For background see S. R. Faruqi's choices. For more on Ghalib's unpublished verses, see the discussion in {4,8x}.

In Urdu of course one 'ties' a vow [((ahd baa;Ndhnaa], which opens up all kinds of metaphoric possibilities of the vow's being loosely tied (as in {20,3}), or the vow's becoming a tangle, as in {8,2} (where other 'knot' verses are also discussed). Similarly in English we're 'bound' by a vow. In this verse Ghalib has adopted the Persian infinitive bastan , 'to bind', in place of baa;Ndhnaa . (How Nazm would have enjoyed complaining about this! But Zamin takes up his role.)

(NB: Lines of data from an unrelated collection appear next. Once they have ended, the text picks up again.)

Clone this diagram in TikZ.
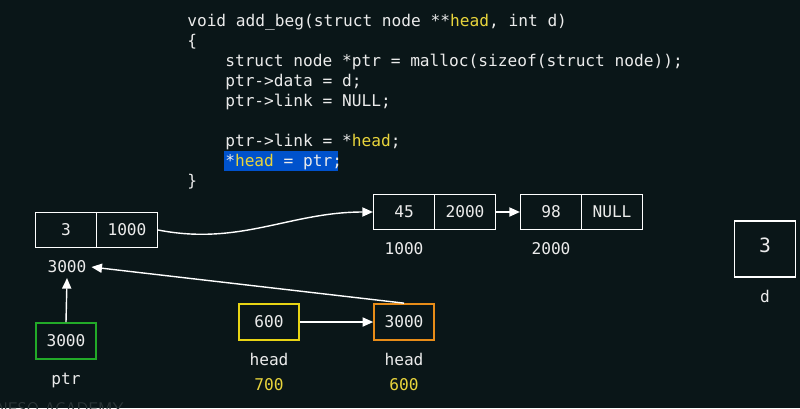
\documentclass[tikz,border=0pt]{standalone}
\usepackage{fontspec}
\setmainfont{DejaVu Sans}
\setmonofont{DejaVu Sans Mono}
\usetikzlibrary{arrows.meta}
\definecolor{bgdark}{RGB}{10,22,24}
\definecolor{codeyellow}{RGB}{232,212,60}
\definecolor{hlblue}{RGB}{0,82,204}
\definecolor{boxgreen}{RGB}{34,170,40}
\definecolor{boxyellow}{RGB}{232,212,20}
\definecolor{boxorange}{RGB}{232,140,24}
\definecolor{wmgray}{RGB}{44,54,56}
\begin{document}
\begin{tikzpicture}[x=0.025cm,y=-0.025cm,font=\ttfamily\fontsize{11.5}{13}\selectfont,
    every node/.style={text=white!92!black},
    code/.style={anchor=base west,inner sep=0pt},
    cell/.style={draw=white,line width=1pt,minimum width=1.52cm,minimum height=0.88cm,inner sep=0pt},
    var/.style={draw,line width=1.2pt,minimum width=1.5cm,minimum height=0.9cm,inner sep=0pt},
    link/.style={-{Triangle[length=7.5pt,width=6.5pt]},white,line width=1pt}]
    \clip (0,0) rectangle (800,408);
    \fill [bgdark] (0,0) rectangle (800,408);
    % code
    \node [code] (l1) at (187,26) {void add\_beg(struct node **\textcolor{codeyellow}{head}, int d)};
    \node [code] (l2) at (187,46) {\{};
    \node [code] (l3) at (225,66) {struct node *ptr = malloc(sizeof(struct node));};
    \node [code] (l4) at (225,86) {ptr->data = d;};
    \node [code] (l5) at (225,106) {ptr->link = NULL;};
    \node [code] (l6) at (225,146) {ptr->link = *\textcolor{codeyellow}{head};};
    \fill [hlblue] (224,151) rectangle (338,171);
    \node [code] (l7) at (225,166) {*\textcolor{codeyellow}{head} = ptr;};
    \node [code] (l8) at (187,186) {\}};
    % list
    \node [cell] (n1d) at (66,230) {3};
    \node [cell] (n1l) at (127,230) {1000};
    \node (a3000) at (67,267) {3000};
    \node [cell] (n2d) at (404,212) {45};
    \node [cell] (n2l) at (465,212) {2000};
    \node (a1000) at (404,249) {1000};
    \node [cell] (n3d) at (551,212) {98};
    \node [cell] (n3l) at (612,212) {NULL};
    \node (a2000) at (551,249) {2000};
    \draw [link] (n1l.east) .. controls (240,246) and (290,212) .. (n2d.west);
    \draw [link] (n2l.east) -- (n3d.west);
    % variables
    \node [draw=white,line width=1pt,minimum width=1.52cm,minimum height=1.4cm,
        font=\ttfamily\fontsize{14}{16}\selectfont] (dbox) at (765,249) {\raisebox{6pt}{3}};
    \node (dname) at (765,296) {d};
    \node [var,draw=boxgreen] (ptr) at (66,341) {3000};
    \node (pname) at (66,380) {ptr};
    \node [var,draw=boxyellow] (head1) at (269,322) {600};
    \node (h1name) at (269,359) {head};
    \node (h1addr) at (269,385) [text=codeyellow] {700};
    \node [var,draw=boxorange] (head2) at (404,322) {3000};
    \node (h2name) at (404,359) {head};
    \node (h2addr) at (404,385) [text=codeyellow] {600};
    \draw [link] (ptr.north) -- (a3000.south);
    \draw [link] (head1.east) -- (head2.west);
    \draw [link] (head2.north) -- (a3000.east);
    \node [anchor=base west,inner sep=0pt,text=wmgray,font=\sffamily\fontsize{12}{12}\selectfont] (wm) at (-4,414) {NESO ACADEMY};
\end{tikzpicture}
\end{document}
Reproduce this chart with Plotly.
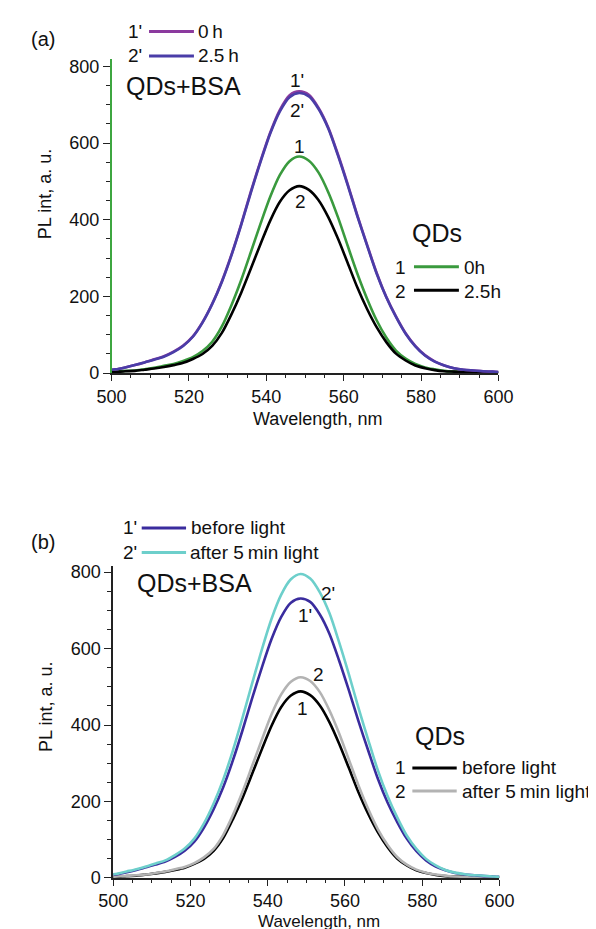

Who made the vow of love? The verse carefully doesn't tell us. It might have been the beloved-- in which case she was foolishly inconsistent, since she didn't even open her eyes and take a good look at the lover. The eyeball is round like a knot. Eyes can be opened, and knots can be opened (in the sense of being loosened or untied). To open an eye is good-- but to 'open' the knot of the vow would mean to break the vow (as in {20,3}). So on this reading the imagery becomes somewhat incoherent. But Asi and Zamin, who endorse this reading, don't seem to feel any awkwardness in the imagery.

Alternatively, it might more plausibly have been the lover who made the vow, in which case he was just plain foolish, since his vow didn't even induce the beloved to take a good look at him. But we can also ask, more subtly, how much the lover's vow might have depended on his own 'closed eye' of foolish ignorance, or on the even more tightly closed eye of a refusal to see.

Note for meter fans: It really ought to be naa-kushuudah ('non-opened'), parallel to naa-daan ('non-wise'), which might perhaps then be shortened to na-kushuudah . But in order the make the line scan, we must not only spell it as na-kushuudah , but also scan it as nak-shuu-dah . I don't care for this kind of thing, but naturally Ghalib gets to do as he pleases.

I also don't care much for this comparably abstruse wordplay with eyes and knots by Mir: M{233,16}.